Consider Pimco Total Return, the giant bond mutual fund run by the renowned investor Bill Gross. In the year ended Sept. 30, its largest share class lost 0.74% — a respectable result, considering that the bond benchmark the fund seeks to beat, the Barclays U.S. Aggregate index, lost 1.89%.
But the fund’s investors, who yanked out $7.3 billion in May and June, right before it rebounded, did worse. Pimco Total Return’s largest share class had $169.3 billion in assets as of Sept. 30, 2012. If no one had put in or taken out a dime (other than to reinvest interest income and other payouts), these shares would have ended September 2013 with $168.1 billion, or 0.74% less. Instead, it finished at $157.1 billion—$11 billion less.
According to people familiar with the fund, its investors incurred an average loss of 1.4% over this period, nearly double the loss of the fund itself. That is because investors bought high and sold low, locking in the fund’s interim losses and missing its later gains. For the many people who believed they knew just when to buy and sell, that $11 billion is the collective toll of their imperfect self-knowledge.
What happened at Pimco Total Return, researchers have shown, isn’t the exception but the rule. Why do investors so often earn lower returns than their investments do? It is driven partly by arithmetic and partly by human nature.
A fund’s reported returns assume an investor bought at the beginning of a measurement period and held until the end, never adding or subtracting any money. That is the best way to measure the skill of the fund managers, who generally don’t control when investors give them cash or take it away.
But most investors don’t behave like statues. They buy and sell whenever they have or need the cash—or whenever the urge hits them.
If investors add money gradually when the portfolio is doing well, the fund’s reported returns will be higher than those of the people who own it—because not all of them were along for the whole ride.
Conversely, if investors add money gradually to a fund that is losing value, their average return will be better than that of the fund, since much of their money arrived too late to experience all the fund’s losses.
And investors don’t always add or withdraw money gradually. Often, they chase hot funds and flee cold ones. At 47 funds with assets of more than $1 billion, investors on average underperformed those funds by at least three percentage points over the 12 months ended Sept. 30, according to research firm Morningstar. Many of the funds were in formerly hot categories that suddenly went cold, like bonds and emerging markets.
Over the past five years, Morningstar recently found, investors trailed all their funds by an annual average of 1.17 percentage points.
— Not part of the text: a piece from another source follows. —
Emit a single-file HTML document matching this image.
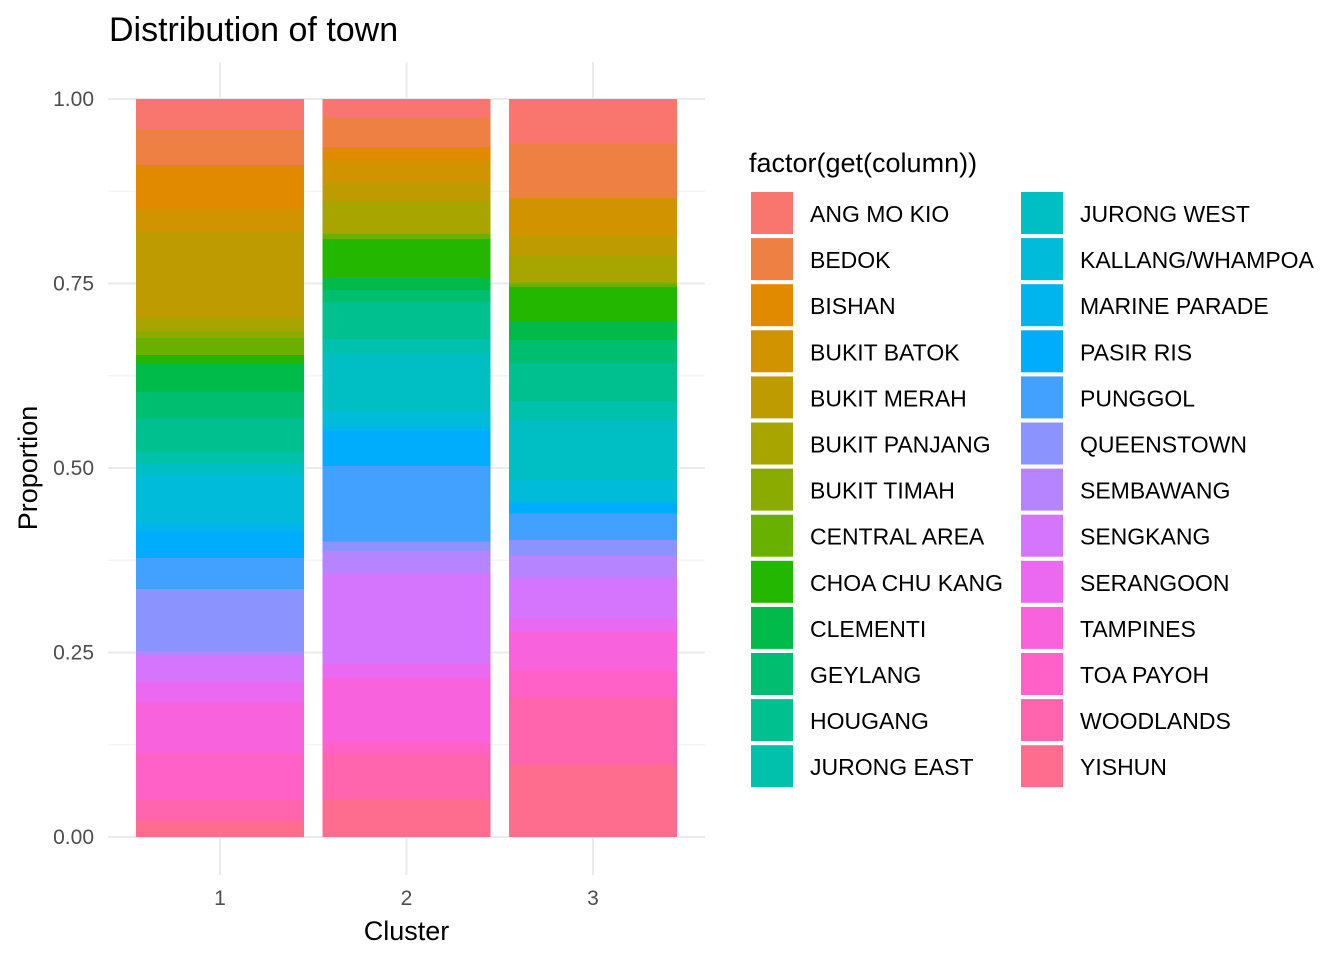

Other researchers have measured similar gaps between hedge funds and the supposedly ultrasophisticated investors who own them, as well as between stocks as a whole and the stockholding public.
Investors earn lower returns than their investments in exchange-traded funds, too—even though these funds are usually designed to match the returns of a market or sector. Preliminary research by finance professors Geoff Friesen of the University of Nebraska in Lincoln and Travis Sapp of Iowa State University suggests that at some ETFs, investors can underperform the fund by billions of dollars in just a few months.
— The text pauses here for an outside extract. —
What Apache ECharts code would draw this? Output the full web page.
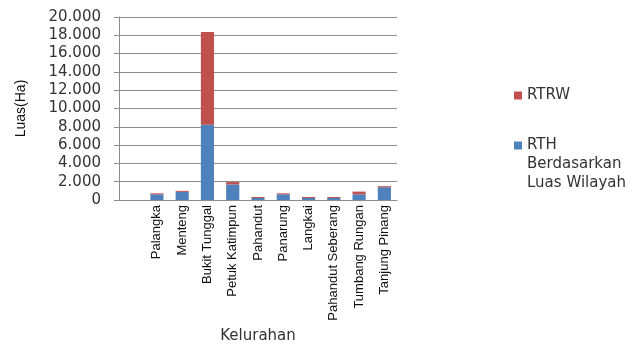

The more narrowly focused a fund, and the more sharply it moves up and down relative to the market as a whole, the more likely investors– or their advisers — are to try chasing the ups and dodging the downs, says Fran Kinniry, an investment strategist at Vanguard Group.
With approximately 80% of fund assets now directed by financial advisers and other intermediaries, “it’s really the investment professionals themselves that are responsible for much of this behavior,” Mr. Kinniry says.
In research published in 2007, Messrs. Friesen and Sapp found that investors underperformed their U.S. stock funds by 1.6 percentage points annually between 1991 and 2004. At “load funds” sold by brokers, that gap averaged 1.9 percentage points per year; at no-load funds that investors bought directly, the difference was just 1.0 points.
“One would hope a financial adviser would be more cautious about trend-chasing,” Mr. Sapp says. “But we’re all people. What affects the individual investor to a large extent carries over to the financial adviser.”
Thus, instead of shooting themselves in the foot for free, nowadays most investors are “paying someone else to do it for them,” Mr. Friesen says.
So find a financial adviser who favors a handful of highly diversified funds rather than a jumble of narrowly focused, volatile funds. Make sure he tends to hold on for at least three years at a time. The simpler, smaller and smoother your collection of funds, the more likely you are to do as well as they do—instead of worse.